One way to avoid this non-Markovian property is to augment the observation with historical information, such as past actions. If the policy knows how many stationary actions have been taken in the past, it will probably know when to end the pause.
But this historical information will introduce one notorious challenge for imitation learning: causal confusion [Haan et al. 2019]. In some scenarios such as self-driving where the demonstration tends to contain a continuous segment of very similar actions-for example driving forward at a constant speed-the policy network will be lazy by learning an identity mapping from the previous action to the current action. That is, it will directly copy the previous action for the most of the time. The policy is unable to differentiate the correlation (actions are similar between time steps) from the cause (we really want to drive forward given the current camera data).
Neural network is nothing but a powerful correlation learner. Typically SGD will drive an NN to take the easiest path to minimize the loss function. When there is an easy correlation signal in the training data, the easiest path would be to learn this particular correlation. In the example below, if there is only one “brake” action in a long action window, this critical signal can be easily ignored by the policy network during loss optimization. As a result, the actual informative observations provide little signal for the output actions.
Generally, the more information is contained in the observation space, the more likely causal confusion will happen for imitation learning. Action chunking can mitigate the non-Markovian issue but without introducing additional input signals. Based on the current observation alone, action chunking policy predicts a sequence of actions, where the sequence contains implicit relative time information. Intuitively, a predicted action sequence says “starting with the K-th step in the future, the policy outputs zeros actions for N steps, and starts moving at the (K+N)-th step”. So the behavior is Markovian again as long as the temporal confounder (pause) occurs within an action chunk.
Action smoothening
The second benefit discussed in ALOHA/ACT is action smoothening. Instead of executing the entire action chunk before predicting the next chunk, we could let the policy predict action chunks overlapped in time by increasing its control frequency. The advantage of this is that for any time step that gets an ensemble of actions, a weighted average of them will provide a smoother final action.
In the example above, the policy inference is performed every two steps but predicts three actions in a chunk. So every two steps we get two overlapped predicted actions ($a_3$). The two actions can be averaged to produce a potentially better action. In practice, we can further increase the overlapping window between two action chunks, and get a larger ensemble for every time step.
Outputting high-frequency actions
For some tasks that require high precision or dexterity, a high action frequency like 50HZ is necessary. However, it is impractical to expect a visuomotor policy to operate at such a high frequency, especially when there are multiple cameras. So the closed-loop method is definitely undesirable in this scenario, as it requires the network to generates an action within 20ms after receiving the inputs, so that the current inference won’t block the next one. With action chunking, we could let the policy operates at a much lower frequency like 1HZ, but asks it to output 50 actions in a chunk at a time. This is essentially what $\pi_0$ does [Physical Intelligence 2024]. In this way, we use a bigger and more powerful model to predict a future of 1s, with a much higher inference budget.

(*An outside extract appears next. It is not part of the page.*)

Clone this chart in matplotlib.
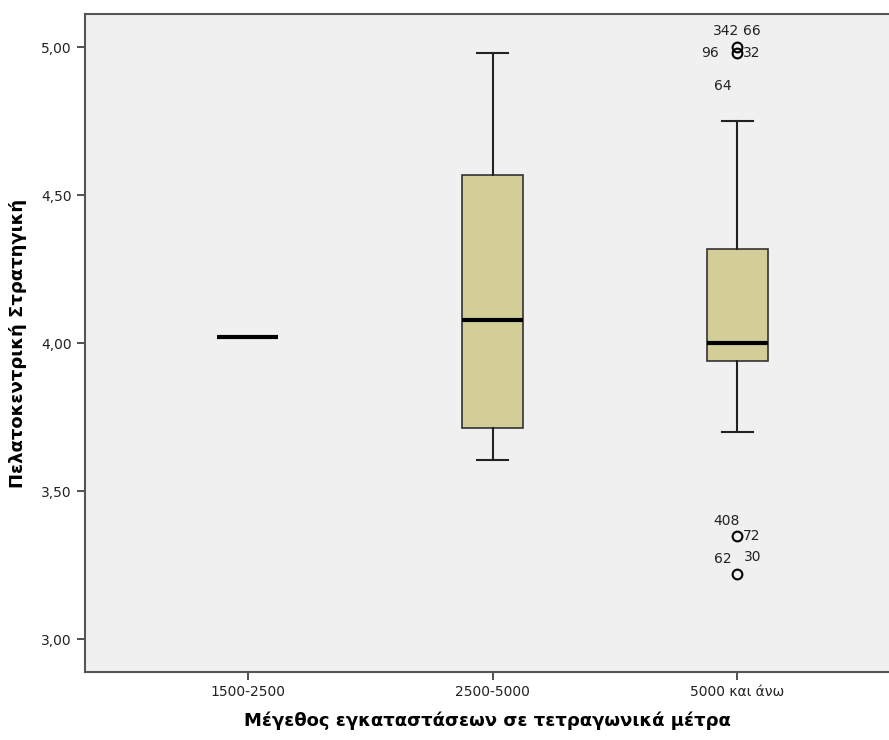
import matplotlib
matplotlib.use("Agg")
import matplotlib.pyplot as plt

# box statistics per size group
groups = ["1500-2500", "2500-5000", "5000 και άνω"]
medians = [4.02, 4.08, 4.00]
q1 = [4.02, 3.713, 3.94]
q3 = [4.02, 4.567, 4.318]
whis_lo = [4.02, 3.605, 3.70]
whis_hi = [4.02, 4.98, 4.75]

# outliers of the third group and their case labels
out_vals = [5.00, 4.98, 3.35, 3.22]
case_labels = ["342", "66", "96", "32", "64", "408", "72", "62", "30"]
# label placement (x offset from group, y in data units)
label_dx = [-0.045, 0.06, -0.11, 0.06, -0.06, -0.045, 0.06, -0.057, 0.065]
label_y = [5.054, 5.054, 4.98, 4.98, 4.87, 3.40, 3.35, 3.27, 3.277]

plt.rcParams['font.family'] = ['DejaVu Sans']

fig = plt.figure(figsize=(8.89, 7.40), dpi=100)
ax = fig.add_axes([0.0956, 0.0919, 0.9044, 0.8892])
ax.set_facecolor("#f0f0f0")

stats = []
for i in range(len(groups)):
    stats.append({"med": medians[i], "q1": q1[i], "q3": q3[i],
                  "whislo": whis_lo[i], "whishi": whis_hi[i], "fliers": []})

ax.bxp(stats, positions=[1, 2, 3], widths=0.25, patch_artist=True,
       showfliers=False,
       boxprops=dict(facecolor="#d3ce98", edgecolor="#333333", linewidth=1.2),
       medianprops=dict(color="black", linewidth=3),
       whiskerprops=dict(color="#222222", linewidth=1.5),
       capprops=dict(color="#222222", linewidth=1.5),
       capwidths=0.125)

# outlier circles
ax.plot([3] * len(out_vals), out_vals, "o", mfc="none", mec="black",
        mew=1.5, ms=7, ls="none")
for lab, dx, y in zip(case_labels, label_dx, label_y):
    ax.text(3 + dx, y, lab, ha="center", va="center", fontsize=10,
            color="#222222")

ax.set_xlim(0.335, 3.62)
ax.set_ylim(2.89, 5.112)
ax.set_xticks([1, 2, 3])
ax.set_xticklabels(groups, fontsize=10)
ax.set_yticks([3.0, 3.5, 4.0, 4.5, 5.0])
ax.set_yticklabels(["3,00", "3,50", "4,00", "4,50", "5,00"], fontsize=10)
ax.tick_params(direction="out", length=6, width=1.2, color="#333333",
               labelcolor="#222222")
for side in ["left", "bottom", "top"]:
    ax.spines[side].set_color("#555555")
    ax.spines[side].set_linewidth(1.5)
ax.spines["right"].set_visible(False)

ax.set_xlabel("Μέγεθος εγκαταστάσεων σε τετραγωνικά μέτρα", fontsize=13,
              fontweight="bold", labelpad=9)
ax.set_ylabel("Πελατοκεντρική Στρατηγική", fontsize=13, fontweight="bold",
              labelpad=10)

fig.savefig("out.png", dpi=100)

Handling model inference latency
The last benefit is also about model inference latency. So far our discussions of imitation learning have ignored the real deployment scenario which always creates a misalignment between the observation sequence and the action sequence. To see why this is the case, assume we have a closed-loop policy which is able to generate an action within 50ms and is operating at 10HZ.
With the demonstration trajectory $(o_1,a_1), (o_2,a_2), \ldots$, our expectation is that the policy can correctly learn the mapping $o_t\rightarrow a_t$, so that when it does inference in real, ideally the same training trajectory will be reproduced. However, although 50ms is less than the control interval 100ms in this example, $a_1$ won’t be executed at the step of $o_1$, because it won’t be available until 50ms after. So the earliest step $a_1$ will be executed is after 100ms. In the figure we use a dashed box to denote an action available after its time step. Unfortunately, this has changed the environment dynamics and the policy behavior could be suboptimal.
Basically with closed-loop control, the policy is always generating actions for the past when we take inference latency into account. To compensate this, we can use action chunking to plan ahead by generating more actions into the future so that future time steps can use these lookahead actions for proper dynamics transition.
In the example above, the policy generates four actions $a_1,a_2,a_3,a_4$ at once, but due to inference latency, these actions won’t be available after $o_2$. To preserve the transition from $o_1$ to $o_3$, we could take $a_1,a_2$ from the previous chunk and execute them. Then $a_3,a_4$ in the current chunk will be used during the next policy inference at $o_3$. In this way, we can properly maintain the enviroment dynamics transition and guarantee the policy performance. Moreover, if there is an overlap between the effective action window (i.e., actions available before their time steps) of two chunks, we can again use smoothening to compute an averaged action.
Summary
In this article we have reviewed several benefits of action chunking for imitation learning. As a result, I believe it should be adopted by default for training a good policy from demonstration data. There are multiple ways to make the network output a sequence of actions at a time, for example, diffusion policy [Chi et al. 2023] and flow matching [Physical Intelligence 2024]. I expect to see more and more instances of action chunking policies for imitation learning in the coming year, in both academia and industry.